Compensation Committee - On March 17, 2020, Mr. Lalande was appointed, effective immediately after the Effective Time, to the compensation committee of the Board. Thomas A. Raffin, M.D. will continue to serve as the chairman of the compensation committee and together with Ms. Zoth, and Mr. Lalande will comprise the compensation committee of the Board, effective as of the Effective Time. Nominating and Corporate Governance Committee - On March 17, 2020, Mr. Johnson was appointed, effective immediately after the Effective Time, to serve as the chair of the nominating and corporate governance committee of the Board and together with Dr. Raffin will comprise the nominating and corporate governance committee of the Board, effective as of the Effective Time.

Pursuant to the Merger Agreement, on March 17, 2020, the Board appointed Mr. Hawkins, effective immediately after the Effective Time, as the Company's Chief Executive Officer and John McKew as the Company's Chief Science Officer. Also effective immediately after the Effective Time, the Office of the CEO of the Company was disbanded and Bradley J. Powers, General Counsel of the Company, who has served as principal executive officer of the Company since August 3, 2019, resigned as principal executive officer of the Company and Mr. Hawkins, as Chief Executive Officer, will serve as the principal executive officer of the Company; Mr. Powers will continue to serve as General Counsel of the Company. There are no family relationships among any of the Company's directors and executive officers.

Richard J. Hawkins has served as President and Chief Executive Officer and as a member of the Lumos board of directors since January 2011. In addition, Mr. Hawkins currently serves on the board of directors of several life sciences companies, including Cytori Therapeutics Inc. and Savara Inc., and previously served on the board of directors of SciClone Pharmaceuticals Inc. until its acquisition in October 2017. John McKew, Ph.D., has served as the Chief Science Officer of Lumos since 2016.

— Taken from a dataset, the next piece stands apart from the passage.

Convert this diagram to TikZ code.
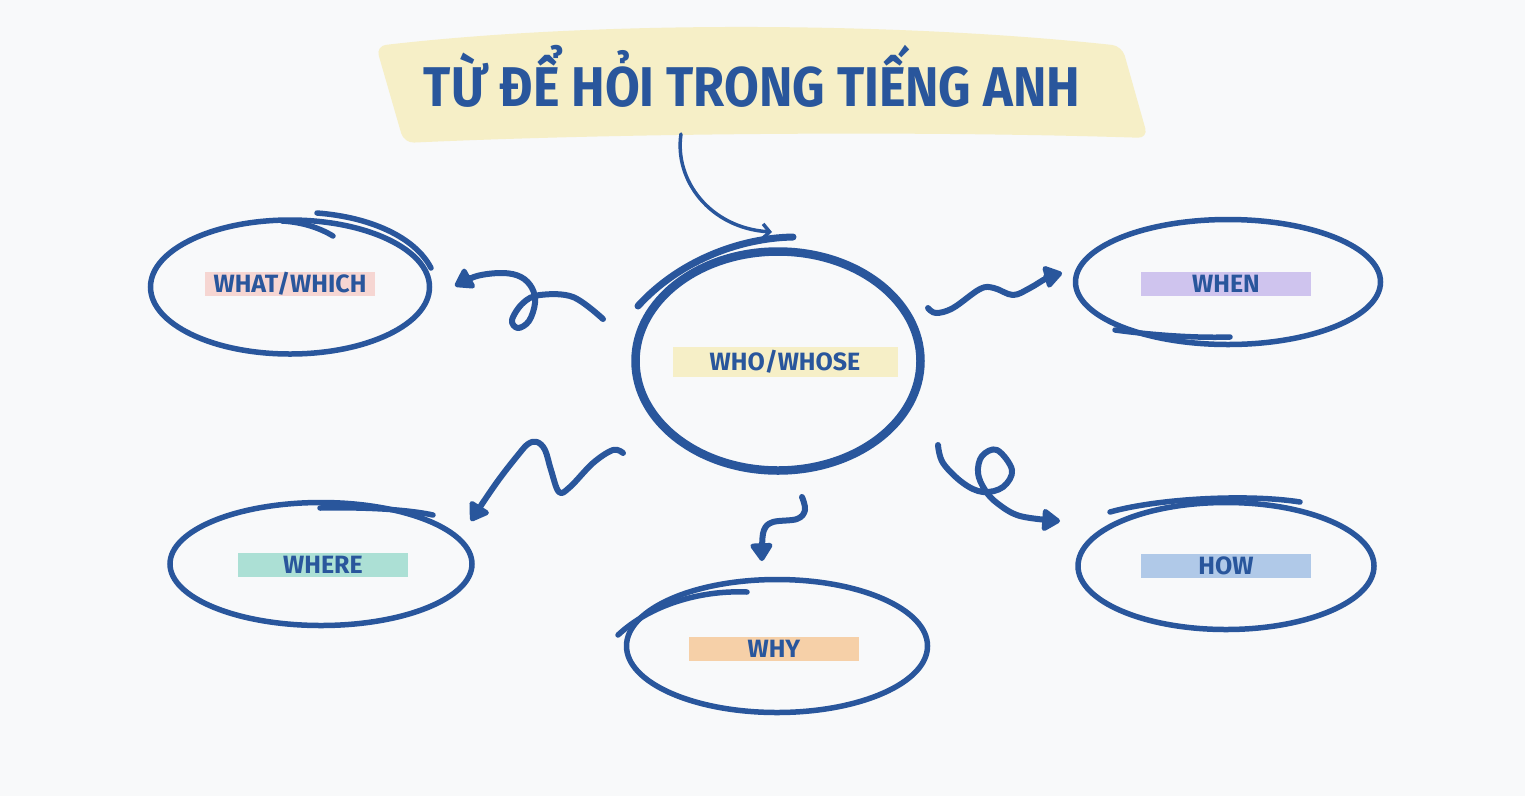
\documentclass[tikz,border=0pt]{standalone}
\usepackage{fontspec}
\usepackage{graphicx}
\setmainfont{Fira Sans}
\usetikzlibrary{shapes.geometric, arrows.meta}
\definecolor{ink}{RGB}{41,86,156}
\definecolor{paper}{RGB}{248,249,250}
\definecolor{bandtitle}{RGB}{246,239,199}
\definecolor{bandwho}{RGB}{246,239,199}
\definecolor{bandwhat}{RGB}{246,214,210}
\definecolor{bandwhere}{RGB}{172,224,213}
\definecolor{bandwhy}{RGB}{246,208,168}
\definecolor{bandwhen}{RGB}{207,196,238}
\definecolor{bandhow}{RGB}{176,201,232}
\tikzset{
  bubble/.style={ellipse, draw=ink, line width=5.5pt, inner sep=0pt},
  tag/.style={font=\bfseries\fontsize{25}{25}\selectfont, text=ink,
    minimum width=170pt, minimum height=24pt, inner sep=0pt},
  extra/.style={draw=ink, line width=5.5pt, line cap=round},
  link/.style={draw=ink, line width=6pt, line cap=round, line join=round,
    -{Triangle[length=20pt, width=25pt, round]}},
}
\begin{document}
\begin{tikzpicture}[x=1pt, y=-1pt]
      \useasboundingbox (0,0) rectangle (1525,796);
      \fill[paper] (0,0) rectangle (1525,796);
      %
      \fill[bandtitle, rounded corners=10pt] (376,46) .. controls (600,20) and (900,22) .. (1122,46)
        -- (1148,138) .. controls (900,130) and (600,134) .. (404,143) -- cycle;   % title band
      \node[anchor=base, font=\bfseries\fontsize{56}{56}\selectfont, text=ink] (title) at (752,106)
        {\scalebox{0.9}[1]{TỪ ĐỂ HỎI TRONG TIẾNG ANH}};
      %
      \node[bubble, line width=8.5pt, minimum width=285pt, minimum height=219pt] (who) at (778,361) {};   % centre
      \node[bubble, minimum width=279pt, minimum height=134pt] (what) at (290,287) {};
      \node[bubble, minimum width=302pt, minimum height=123pt] (where) at (321,564) {};
      \node[bubble, minimum width=301pt, minimum height=133pt] (why) at (777,646) {};
      \node[bubble, minimum width=305pt, minimum height=125pt] (when) at (1228,282) {};
      \node[bubble, minimum width=296pt, minimum height=127pt] (how) at (1226,566) {};
      %
      \draw[extra, line width=7pt] (638,306) .. controls (678,262) and (738,238) .. (793,237);   % second strokes
      \draw[extra] (317,213) .. controls (370,217) and (415,237) .. (431,268);
      \draw[extra] (282,221) .. controls (302,222) and (320,228) .. (333,236);
      \draw[extra] (320,508) .. controls (370,507) and (410,510) .. (433,515);
      \draw[extra] (618,635) .. controls (650,605) and (700,590) .. (747,592);
      \draw[extra] (1115,330) .. controls (1160,336) and (1200,338) .. (1230,337);
      \draw[extra] (1110,512) .. controls (1160,498) and (1250,494) .. (1300,502);
      %
      \node[tag, fill=bandwho, minimum width=225pt, minimum height=30pt] (whotag) at (785,362) {WHO/WHOSE};   % labels
      \node[tag, fill=bandwhat] (whattag) at (290,284) {WHAT/WHICH};
      \node[tag, fill=bandwhere] (wheretag) at (323,565) {WHERE};
      \node[tag, fill=bandwhy] (whytag) at (774,649) {WHY};
      \node[tag, fill=bandwhen] (whentag) at (1226,284) {WHEN};
      \node[tag, fill=bandhow] (howtag) at (1226,566) {HOW};
      %
      \coordinate (title-out) at (681,134);   % connector ends
      \coordinate (who-in) at (772,232);
      \coordinate (who-what) at (603,319);
      \coordinate (what-in) at (455,286);
      \coordinate (who-where) at (623,453);
      \coordinate (where-in) at (471,521);
      \coordinate (who-why) at (802,497);
      \coordinate (why-in) at (762,561);
      \coordinate (who-when) at (928,308);
      \coordinate (when-in) at (1062,273);
      \coordinate (who-how) at (938,445);
      \coordinate (how-in) at (1060,521);
      %
      \draw[link, line width=3.5pt, -{Straight Barb[length=7pt, width=15pt]}] (title-out)
        .. controls (674,180) and (710,228) .. (who-in);
      \draw[link] plot[smooth, tension=0.6] coordinates {(who-what) (573,297) (540,295) (523,303)
        (512,320) (518,328) (529,321) (535,303) (532,288) (521,277) (503,273) (477,276) (what-in)};
      \draw[link] plot[smooth, tension=0.6] coordinates {(who-where) (613,450) (593,463) (570,487)
        (559,492) (551,470) (545,450) (537,442) (528,444) (518,455) (500,478) (484,501) (where-in)};
      \draw[link] plot[smooth, tension=0.6] coordinates {(who-why) (805,510) (797,519) (773,522)
        (764,530) (762,547) (why-in)};
      \draw[link] plot[smooth, tension=0.6] coordinates {(who-when) (936,313) (953,308) (980,289)
        (994,288) (1013,295) (1030,288) (1047,278) (when-in)};
      \draw[link] plot[smooth, tension=0.6] coordinates {(who-how) (943,463) (963,483) (983,492)
        (1003,487) (1012,470) (997,450) (982,456) (978,473) (985,490) (997,503) (1020,516) (how-in)};
      %
\end{tikzpicture}
\end{document}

From 2014 until 2016, Dr. McKew was V.P. of research for aTyr Pharma Inc. where he led research aimed at understanding and harnessing the therapeutic potential of tRNA synthetases. Employment Arrangements - Lumos has entered into employment agreements or offer letter agreements with and has granted stock options to certain of its executive officers, including its Chief Executive Officer and Chief Science Officer. Below is a description of the arrangements that Lumos has entered into with its named executive officers, including any stock option grants, several of which provide for acceleration of vesting in the event of a change of control of Lumos, which occurred in the Merger.

Lumos entered into an employment agreement with its Chief Executive Officer, Mr. Hawkins, in January 2014 setting forth the terms of his employment. Mr. Hawkins' employment with the Company will continue under the terms of his current employment agreement but the Company plans to enter into a new employment agreement with Mr. Hawkins following the closing of the Merger, subject to agreement of terms between the parties and Board approval of any such employment agreement.